Selasa, 25 September 2012

Another Letter to Harry Reid and Mitch McConnell

Dear Senators Reid and McConnell,

This morning I read a letter to the two of you, signed by six senators. Half are Republican; half are Democrat. I am not aware of a response from either of you. I can understand this; the two of you probably get a lot of mail, and your staff might have mislaid it with all the other stuff Senators Levin and McCain doubtless send you on a daily basis. In which case: The six senators wish you to enact a bipartisan deficit-reduction package. They are worried. They are worried mostly about cuts the Pentagon would have to make if you fail to do this. This makes sense, given that Senators Levin and McCain serve as chair and ranking member, respectively, in your Armed Services Committee, where three of the other four senators sit as well. Those guys are probably always bugging you about defense appropriations. You know, with Lockheed Martin (LMT) having contributed $16,000 to Senator McCain’s last campaign, and General Dynamics (GD) with $22,000 to Senator Levin in his. Not a lot of money, and by no means their biggest contributors. But you guys know how it is.

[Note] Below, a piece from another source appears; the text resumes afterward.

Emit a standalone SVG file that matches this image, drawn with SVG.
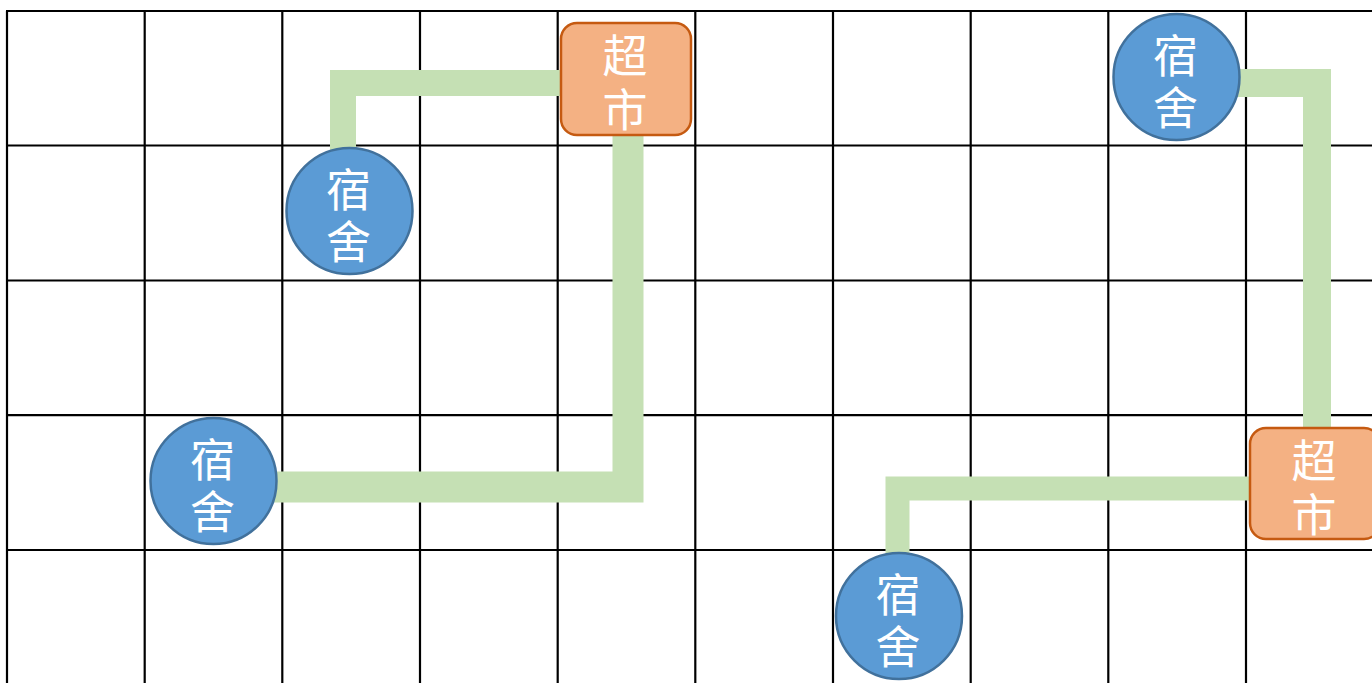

The letter shows that the senators are also worried about other things, in passing, such as the Obama administration’s report that the pending sequestration would “undermine investments vital to economic growth, threaten the safety and security of the American people, and cause severe harm to programs that would benefit the middle-class, seniors and children.” The senators write that they are committed to working together to resolve this and believe that “all ideas should be put on the table and considered,” and they suggest that you have the Congressional Budget Office and the Joint Committee on Taxation score any bipartisan proposals that would provide an alternative to sequestration, short term or long term. They do not specify which bipartisan proposals they’re talking about.

You are probably as perplexed as I am about this letter. Aren’t Carl Levin, John McCain, Jeanne Shaheen, Lindsey Graham, Sheldon Whitehouse, and Kelly Ayotte all U.S. Senators? Members of the world’s greatest deliberative body? Heirs to the Constitution’s Great Compromise, to the traditions of Daniel Webster and Henry Clay? As such, aren’t they vested with the right to propose legislation? Can’t they ask the CBO to score it themselves? They’d need your help getting it through the Senate, sure, but there’s a lot of work to be done before that happens. One presumes they’re talking about Alan Simpson and Erskine Bowles’s report of the National Commission on Fiscal Responsibility and Reform, negotiated over several months among Democrats, Republicans, and representatives from unions and industry. They’d need to get it turned into legislative language, but they could ask their colleague Tom Coburn for help. He’s a big booster of the report. And Senators Gregg, Crapo, and Durbin signed it, too. That’s 10 senators so far, four Democrats and six Republicans. A bipartisan plan on the table! I know, right? Why are they bugging you with this when they could get it rolling themselves?

Here’s what you should do: Tell the six senators to pound sand. Suggest that they come back with scored, sponsored legislative language, because that’s what senators do. If they’re not doing that, what are they doing? Writing letters? Is letter writing in the Constitution? A good boss tells employees to arrive with solutions, not problems. That’s what you should tell them. Maybe you could be inspirational, tell them they have the power to be the change they want to see in the world. And if you, like I do, support the idea of a debt-reduction package that simplifies the tax code, raises some revenue, and starts to bring the debt-to-GDP ratio down without any sudden shocks, you can shove that baby right through the Senate and see what those populists in the House think. They’re always on you about failing to pass a budget. That would get their attention, right?

I know we’re in the middle of an election, but you’re legislators. You get a cloakroom and franking privileges and a special train underneath the Capitol. Those things are all awesome. Aren’t you supposed to legislate, too?